Johnny Lemoine, a LEED-certified green associate at Mithun, who was enjoying the sunshine in a mycelium rocking chair installed in the parklet, said the material can be used for a number of architectural and interior design uses, such as tabletop veneers and building insulation.
Just, across the intersection from the mushroom-based park, was an equally desirable parking spot, transformed by the San Francisco beauty salon Morphic into a pop-up braiding station.
Their parking spot attracted a steady stream of people who were passing by on their lunch breaks and had stopped to watch a woman, known only as Brenda the Braider, at work.

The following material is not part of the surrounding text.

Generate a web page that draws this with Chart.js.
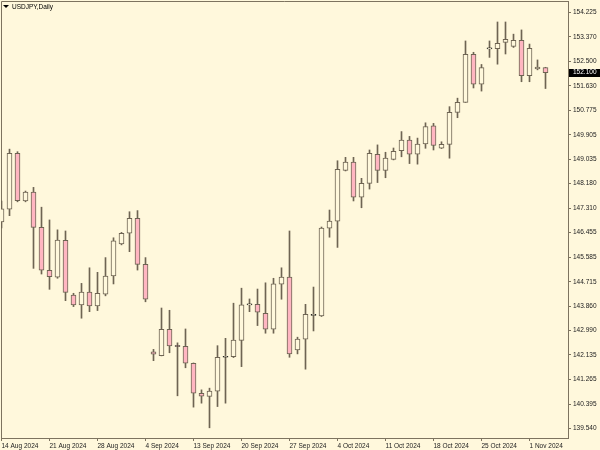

Others were waiting their turn for free braids.
This is Morphic’s fourth year participating in Park(ing) day.
How many parklets popped up today is anyone’s guess, due to the open-sourced nature of the event.
The idea for Park(ing) Day came in 2005 when the San Francisco art and design studio, Rebar, converted one metered parking space into a temporary public park in downtown San Francisco, according to event organizers.
Besides encouraging people to get outside and enjoy space usually occupied by vehicles, Park(ing) Day was designed to call attention to the need for more urban open space, while generating critical debate around how public space is created and allocated, as well as developing new ways to improve the quality of urban spaces, according to the Parking Day website.
The idea spread across the Internet and has evolved into a global open-sourced movement, with organizations and individuals creating new forms of temporary public space in their own communities.